*Your objective*:
Reproduce nothing except the lines between the line with "Rebuild this chart" and the line with "score_ticks = [1, 2, 3, 4, 5, 6, 7, 8, 9, 10]", both ends included, and please leave out pictures.

*Given entries*:

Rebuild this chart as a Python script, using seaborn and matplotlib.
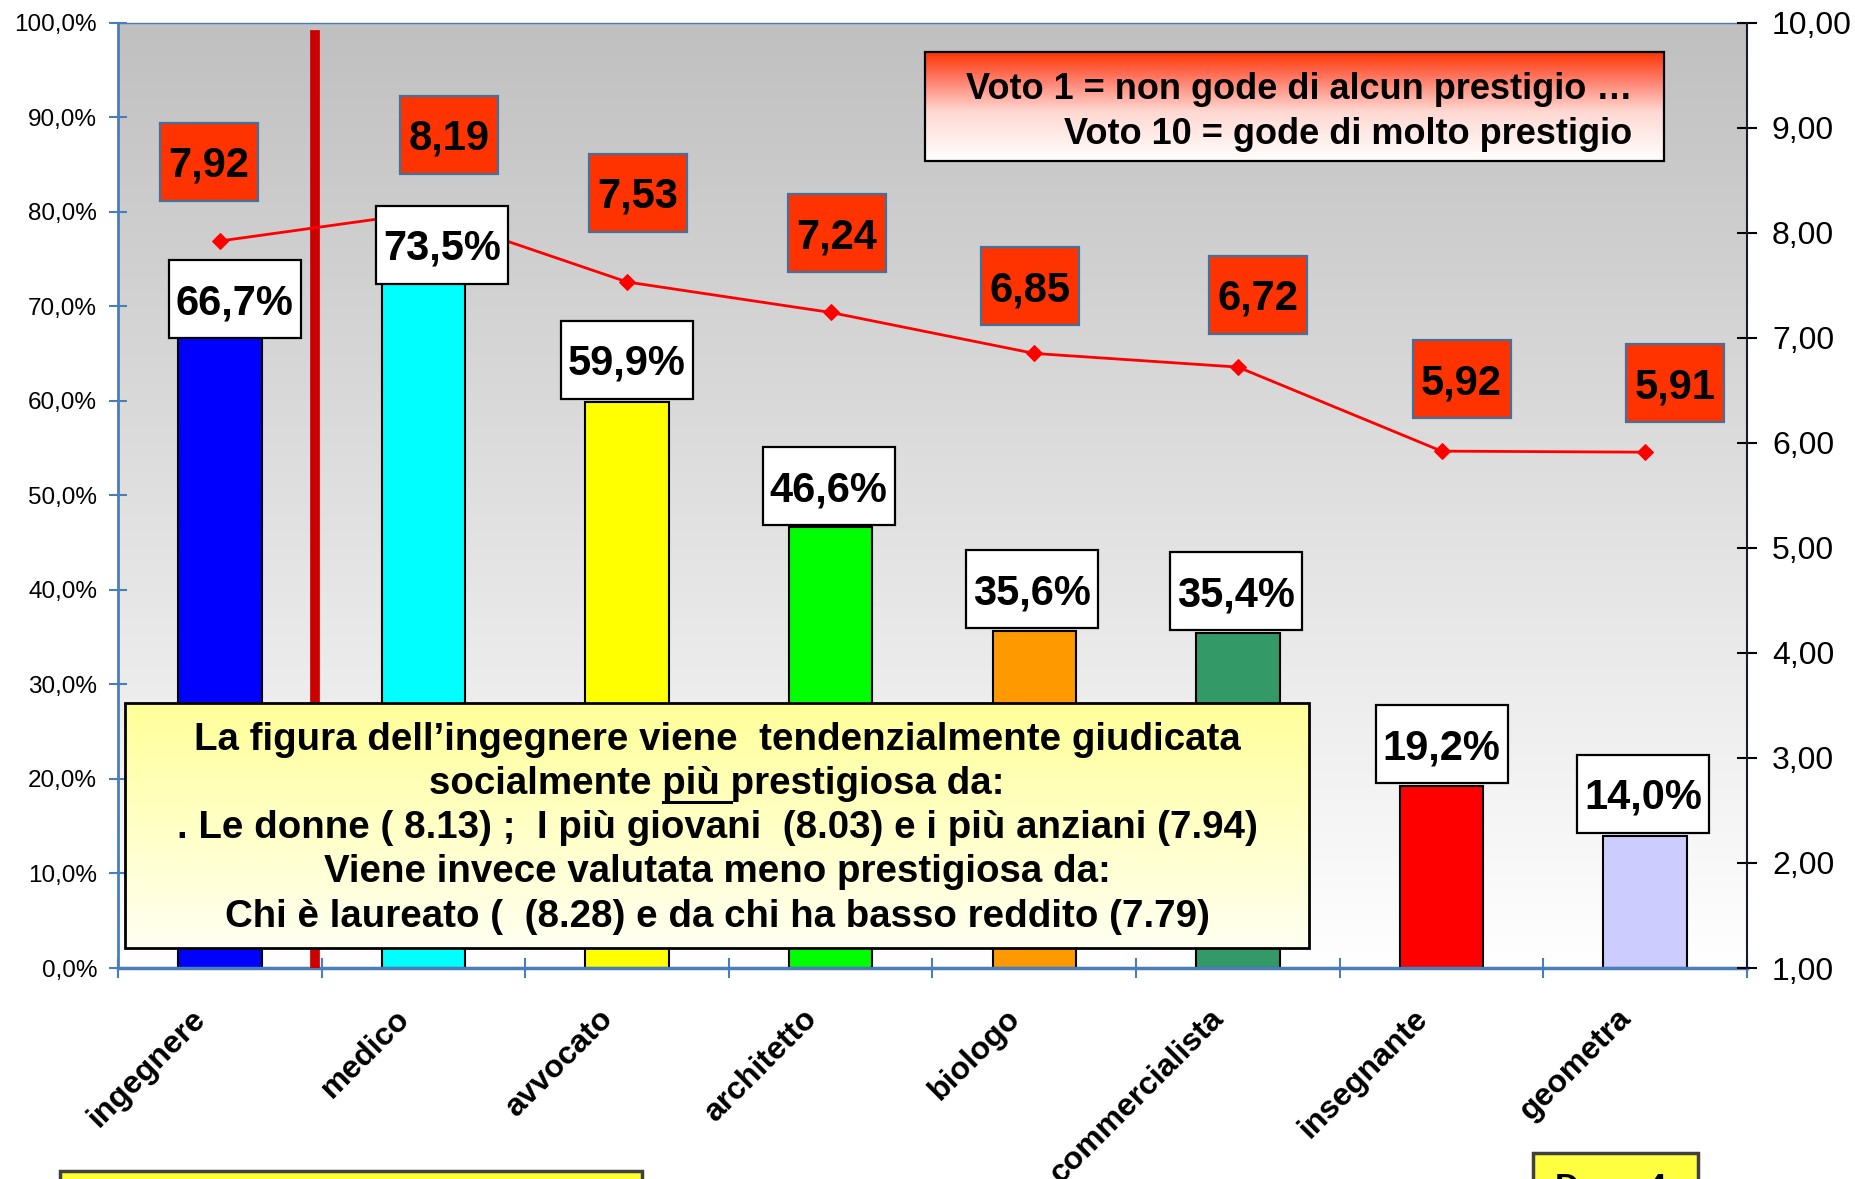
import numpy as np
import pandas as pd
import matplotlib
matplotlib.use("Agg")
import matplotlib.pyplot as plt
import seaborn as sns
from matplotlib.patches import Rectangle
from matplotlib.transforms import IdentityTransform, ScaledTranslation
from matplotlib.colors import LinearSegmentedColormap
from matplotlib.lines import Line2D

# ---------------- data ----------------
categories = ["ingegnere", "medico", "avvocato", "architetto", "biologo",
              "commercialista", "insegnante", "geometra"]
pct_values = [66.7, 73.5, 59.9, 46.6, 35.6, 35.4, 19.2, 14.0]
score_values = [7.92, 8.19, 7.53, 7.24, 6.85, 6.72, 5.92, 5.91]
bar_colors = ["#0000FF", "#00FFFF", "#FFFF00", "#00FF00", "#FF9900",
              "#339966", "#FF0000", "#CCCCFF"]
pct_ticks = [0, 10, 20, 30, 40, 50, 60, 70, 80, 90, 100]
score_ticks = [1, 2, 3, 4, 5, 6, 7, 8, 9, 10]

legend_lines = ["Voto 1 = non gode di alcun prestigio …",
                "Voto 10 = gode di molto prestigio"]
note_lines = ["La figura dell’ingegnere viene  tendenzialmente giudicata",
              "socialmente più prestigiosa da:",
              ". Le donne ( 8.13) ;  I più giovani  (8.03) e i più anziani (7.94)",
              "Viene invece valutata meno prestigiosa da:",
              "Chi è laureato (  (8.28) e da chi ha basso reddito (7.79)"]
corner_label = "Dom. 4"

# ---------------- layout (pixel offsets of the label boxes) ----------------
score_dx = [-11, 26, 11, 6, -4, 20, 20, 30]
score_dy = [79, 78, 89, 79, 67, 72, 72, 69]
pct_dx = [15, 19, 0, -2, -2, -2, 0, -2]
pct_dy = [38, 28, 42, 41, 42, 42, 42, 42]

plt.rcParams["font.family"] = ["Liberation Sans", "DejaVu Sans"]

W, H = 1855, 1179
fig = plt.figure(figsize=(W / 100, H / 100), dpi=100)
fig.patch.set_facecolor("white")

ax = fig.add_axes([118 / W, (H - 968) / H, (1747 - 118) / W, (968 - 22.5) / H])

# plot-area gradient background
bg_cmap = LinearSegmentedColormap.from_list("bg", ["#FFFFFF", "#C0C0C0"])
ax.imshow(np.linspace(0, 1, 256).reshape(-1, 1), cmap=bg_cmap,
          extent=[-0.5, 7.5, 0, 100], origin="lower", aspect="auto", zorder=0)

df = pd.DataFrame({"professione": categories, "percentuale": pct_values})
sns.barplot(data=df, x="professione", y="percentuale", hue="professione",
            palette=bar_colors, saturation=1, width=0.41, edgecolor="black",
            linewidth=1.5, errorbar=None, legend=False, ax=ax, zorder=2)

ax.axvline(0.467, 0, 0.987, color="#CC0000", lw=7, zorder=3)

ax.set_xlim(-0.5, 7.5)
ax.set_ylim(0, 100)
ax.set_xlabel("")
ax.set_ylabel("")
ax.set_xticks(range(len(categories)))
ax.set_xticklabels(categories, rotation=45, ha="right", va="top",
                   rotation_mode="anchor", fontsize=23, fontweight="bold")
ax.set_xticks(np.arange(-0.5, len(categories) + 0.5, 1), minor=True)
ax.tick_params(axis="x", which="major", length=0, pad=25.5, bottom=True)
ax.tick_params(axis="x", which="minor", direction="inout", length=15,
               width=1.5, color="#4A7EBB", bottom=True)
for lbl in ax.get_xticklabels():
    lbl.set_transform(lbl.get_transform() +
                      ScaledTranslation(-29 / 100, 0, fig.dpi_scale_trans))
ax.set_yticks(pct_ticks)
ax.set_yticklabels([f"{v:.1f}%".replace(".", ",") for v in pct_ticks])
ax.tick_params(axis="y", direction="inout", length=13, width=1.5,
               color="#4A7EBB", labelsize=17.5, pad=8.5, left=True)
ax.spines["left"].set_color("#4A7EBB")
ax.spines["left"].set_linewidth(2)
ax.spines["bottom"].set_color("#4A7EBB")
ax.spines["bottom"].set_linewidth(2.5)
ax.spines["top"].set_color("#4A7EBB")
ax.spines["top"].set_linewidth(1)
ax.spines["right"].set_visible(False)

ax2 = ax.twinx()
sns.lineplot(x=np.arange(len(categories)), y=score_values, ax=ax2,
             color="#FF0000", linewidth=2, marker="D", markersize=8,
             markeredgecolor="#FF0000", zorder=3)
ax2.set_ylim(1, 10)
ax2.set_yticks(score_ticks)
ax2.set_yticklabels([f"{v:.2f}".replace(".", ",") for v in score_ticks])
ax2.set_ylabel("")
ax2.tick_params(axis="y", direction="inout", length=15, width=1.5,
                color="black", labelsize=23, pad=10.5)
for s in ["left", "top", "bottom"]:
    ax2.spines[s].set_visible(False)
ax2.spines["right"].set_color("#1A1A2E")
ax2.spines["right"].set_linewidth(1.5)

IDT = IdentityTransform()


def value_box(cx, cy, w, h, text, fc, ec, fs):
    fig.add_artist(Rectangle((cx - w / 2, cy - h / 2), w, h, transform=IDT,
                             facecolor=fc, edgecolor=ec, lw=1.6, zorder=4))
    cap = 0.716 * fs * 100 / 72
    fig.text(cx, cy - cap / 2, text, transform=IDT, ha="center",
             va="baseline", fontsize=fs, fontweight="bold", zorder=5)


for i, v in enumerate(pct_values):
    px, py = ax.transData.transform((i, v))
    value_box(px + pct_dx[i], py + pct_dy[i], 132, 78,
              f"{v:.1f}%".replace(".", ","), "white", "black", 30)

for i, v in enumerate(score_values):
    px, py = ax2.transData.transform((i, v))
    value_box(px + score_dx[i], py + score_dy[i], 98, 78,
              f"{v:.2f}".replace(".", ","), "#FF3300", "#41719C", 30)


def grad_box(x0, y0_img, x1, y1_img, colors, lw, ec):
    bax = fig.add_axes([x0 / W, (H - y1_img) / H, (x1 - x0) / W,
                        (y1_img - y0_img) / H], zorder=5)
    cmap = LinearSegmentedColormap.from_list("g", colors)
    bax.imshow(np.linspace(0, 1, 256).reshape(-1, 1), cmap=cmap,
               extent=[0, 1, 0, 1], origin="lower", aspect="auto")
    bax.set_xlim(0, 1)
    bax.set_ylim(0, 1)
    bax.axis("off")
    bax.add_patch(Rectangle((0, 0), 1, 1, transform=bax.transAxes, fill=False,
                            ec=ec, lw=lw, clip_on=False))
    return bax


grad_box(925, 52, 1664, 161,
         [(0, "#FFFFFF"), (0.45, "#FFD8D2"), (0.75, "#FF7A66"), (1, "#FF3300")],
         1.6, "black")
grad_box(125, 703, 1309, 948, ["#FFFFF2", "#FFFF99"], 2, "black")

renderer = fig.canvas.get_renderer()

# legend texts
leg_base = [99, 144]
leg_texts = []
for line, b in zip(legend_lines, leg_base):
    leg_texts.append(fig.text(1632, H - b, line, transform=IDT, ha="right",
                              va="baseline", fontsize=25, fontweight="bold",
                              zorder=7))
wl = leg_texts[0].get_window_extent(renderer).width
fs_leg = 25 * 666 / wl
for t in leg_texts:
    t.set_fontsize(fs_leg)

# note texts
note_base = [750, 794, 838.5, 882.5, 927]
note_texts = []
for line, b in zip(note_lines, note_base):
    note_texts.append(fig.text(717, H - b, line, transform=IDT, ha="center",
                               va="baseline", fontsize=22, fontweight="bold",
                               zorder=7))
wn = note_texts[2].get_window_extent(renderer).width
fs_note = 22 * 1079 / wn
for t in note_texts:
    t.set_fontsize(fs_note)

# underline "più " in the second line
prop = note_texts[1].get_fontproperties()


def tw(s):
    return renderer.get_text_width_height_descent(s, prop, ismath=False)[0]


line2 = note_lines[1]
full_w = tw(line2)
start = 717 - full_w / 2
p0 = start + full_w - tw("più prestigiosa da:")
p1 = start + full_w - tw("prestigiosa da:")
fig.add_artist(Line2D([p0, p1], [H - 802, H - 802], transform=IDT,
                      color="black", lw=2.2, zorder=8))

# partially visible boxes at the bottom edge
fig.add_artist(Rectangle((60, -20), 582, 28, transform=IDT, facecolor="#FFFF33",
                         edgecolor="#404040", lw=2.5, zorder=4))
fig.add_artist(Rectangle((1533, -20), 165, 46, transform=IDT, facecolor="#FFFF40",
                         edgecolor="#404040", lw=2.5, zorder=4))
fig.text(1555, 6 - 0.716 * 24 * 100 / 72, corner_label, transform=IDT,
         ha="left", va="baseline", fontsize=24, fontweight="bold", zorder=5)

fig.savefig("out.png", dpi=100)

==

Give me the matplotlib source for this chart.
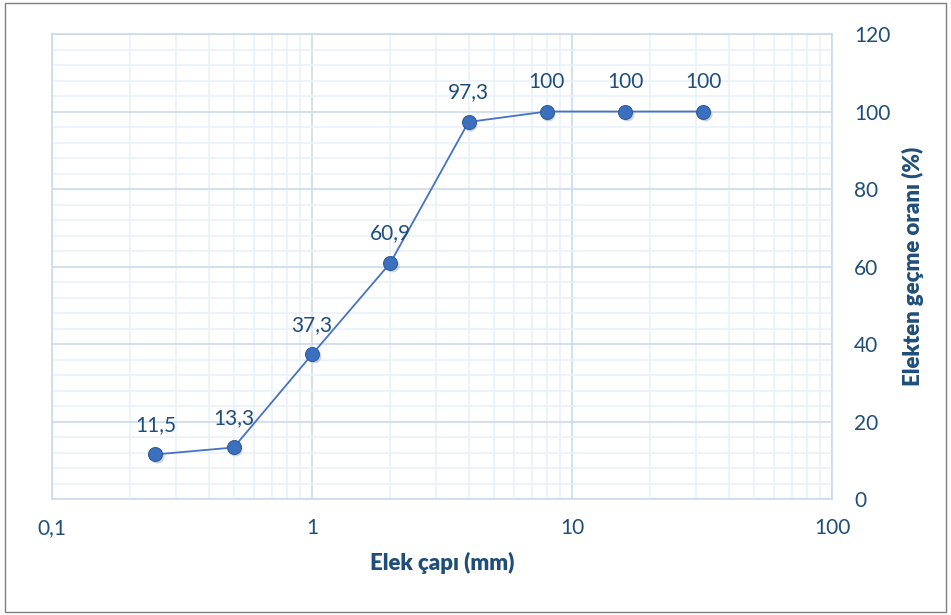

--

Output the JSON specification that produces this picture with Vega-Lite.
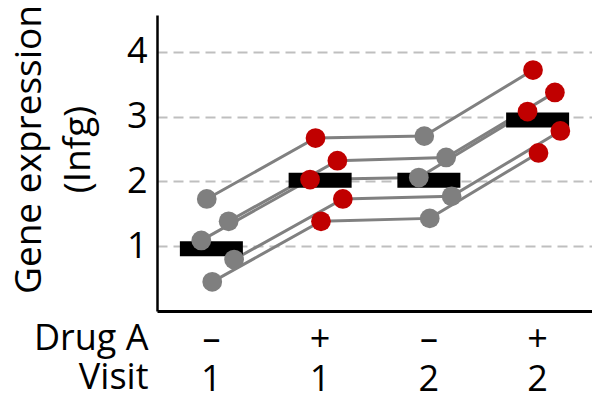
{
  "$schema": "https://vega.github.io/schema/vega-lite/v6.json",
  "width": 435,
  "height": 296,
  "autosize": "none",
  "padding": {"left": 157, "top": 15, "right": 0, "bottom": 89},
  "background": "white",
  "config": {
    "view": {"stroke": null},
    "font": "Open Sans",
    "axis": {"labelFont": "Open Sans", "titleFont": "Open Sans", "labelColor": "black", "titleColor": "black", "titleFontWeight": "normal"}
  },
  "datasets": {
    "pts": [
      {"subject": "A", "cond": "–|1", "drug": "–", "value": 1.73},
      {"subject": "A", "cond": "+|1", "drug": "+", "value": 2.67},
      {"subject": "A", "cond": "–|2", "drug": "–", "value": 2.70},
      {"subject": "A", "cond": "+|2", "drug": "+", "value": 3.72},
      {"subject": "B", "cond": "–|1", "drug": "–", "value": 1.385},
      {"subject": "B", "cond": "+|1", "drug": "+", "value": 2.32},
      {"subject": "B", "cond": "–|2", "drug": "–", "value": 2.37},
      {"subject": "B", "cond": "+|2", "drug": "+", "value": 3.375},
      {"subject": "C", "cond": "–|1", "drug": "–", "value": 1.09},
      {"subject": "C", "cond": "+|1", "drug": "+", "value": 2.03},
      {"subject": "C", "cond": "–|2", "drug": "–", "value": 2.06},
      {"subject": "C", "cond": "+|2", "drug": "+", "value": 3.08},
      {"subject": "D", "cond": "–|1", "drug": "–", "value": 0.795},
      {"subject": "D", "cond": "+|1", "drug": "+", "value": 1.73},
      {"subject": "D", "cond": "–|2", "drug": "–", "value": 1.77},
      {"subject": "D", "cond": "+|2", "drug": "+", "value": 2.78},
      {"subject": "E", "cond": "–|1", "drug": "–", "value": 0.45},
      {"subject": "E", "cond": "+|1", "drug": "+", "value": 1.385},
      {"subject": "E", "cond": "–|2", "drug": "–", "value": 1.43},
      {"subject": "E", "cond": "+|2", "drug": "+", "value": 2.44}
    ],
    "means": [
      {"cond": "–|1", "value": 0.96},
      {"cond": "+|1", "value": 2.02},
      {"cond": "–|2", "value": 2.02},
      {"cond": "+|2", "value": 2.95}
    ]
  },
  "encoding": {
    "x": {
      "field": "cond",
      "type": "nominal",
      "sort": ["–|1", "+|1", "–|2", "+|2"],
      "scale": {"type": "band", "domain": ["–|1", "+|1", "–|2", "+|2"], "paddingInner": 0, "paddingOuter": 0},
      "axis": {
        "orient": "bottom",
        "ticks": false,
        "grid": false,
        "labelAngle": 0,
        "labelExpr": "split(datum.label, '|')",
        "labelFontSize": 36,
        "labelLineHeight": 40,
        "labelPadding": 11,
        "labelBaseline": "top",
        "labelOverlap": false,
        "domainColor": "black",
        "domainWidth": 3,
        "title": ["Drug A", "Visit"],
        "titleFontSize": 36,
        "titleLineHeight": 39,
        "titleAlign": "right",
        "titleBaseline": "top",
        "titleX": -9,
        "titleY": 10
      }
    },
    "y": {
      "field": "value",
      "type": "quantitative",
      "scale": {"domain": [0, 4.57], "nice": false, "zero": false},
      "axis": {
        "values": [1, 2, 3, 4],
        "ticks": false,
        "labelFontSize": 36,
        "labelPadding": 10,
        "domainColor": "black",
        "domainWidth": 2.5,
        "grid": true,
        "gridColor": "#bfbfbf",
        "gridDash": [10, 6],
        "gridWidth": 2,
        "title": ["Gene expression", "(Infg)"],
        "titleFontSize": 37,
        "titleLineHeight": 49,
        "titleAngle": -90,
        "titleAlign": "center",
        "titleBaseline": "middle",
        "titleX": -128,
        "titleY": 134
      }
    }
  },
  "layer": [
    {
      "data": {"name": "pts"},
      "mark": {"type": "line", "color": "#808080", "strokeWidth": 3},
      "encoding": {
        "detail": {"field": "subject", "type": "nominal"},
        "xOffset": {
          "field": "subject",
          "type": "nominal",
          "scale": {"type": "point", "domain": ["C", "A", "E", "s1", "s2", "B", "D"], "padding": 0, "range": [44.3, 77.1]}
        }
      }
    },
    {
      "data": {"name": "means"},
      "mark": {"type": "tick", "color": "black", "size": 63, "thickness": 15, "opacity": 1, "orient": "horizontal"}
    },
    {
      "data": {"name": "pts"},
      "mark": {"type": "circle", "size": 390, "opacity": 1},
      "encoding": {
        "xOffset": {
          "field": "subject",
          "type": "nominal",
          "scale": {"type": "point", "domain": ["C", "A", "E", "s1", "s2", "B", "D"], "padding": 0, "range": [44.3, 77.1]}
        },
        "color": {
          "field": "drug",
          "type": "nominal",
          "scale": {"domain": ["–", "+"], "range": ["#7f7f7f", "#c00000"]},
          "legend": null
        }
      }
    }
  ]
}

*Worked solution*:
Rebuild this chart as a Python script, using seaborn and matplotlib.
import numpy as np
import pandas as pd
import matplotlib
matplotlib.use("Agg")
import matplotlib.pyplot as plt
import seaborn as sns
from matplotlib.patches import Rectangle
from matplotlib.transforms import IdentityTransform, ScaledTranslation
from matplotlib.colors import LinearSegmentedColormap
from matplotlib.lines import Line2D

# ---------------- data ----------------
categories = ["ingegnere", "medico", "avvocato", "architetto", "biologo",
              "commercialista", "insegnante", "geometra"]
pct_values = [66.7, 73.5, 59.9, 46.6, 35.6, 35.4, 19.2, 14.0]
score_values = [7.92, 8.19, 7.53, 7.24, 6.85, 6.72, 5.92, 5.91]
bar_colors = ["#0000FF", "#00FFFF", "#FFFF00", "#00FF00", "#FF9900",
              "#339966", "#FF0000", "#CCCCFF"]
pct_ticks = [0, 10, 20, 30, 40, 50, 60, 70, 80, 90, 100]
score_ticks = [1, 2, 3, 4, 5, 6, 7, 8, 9, 10]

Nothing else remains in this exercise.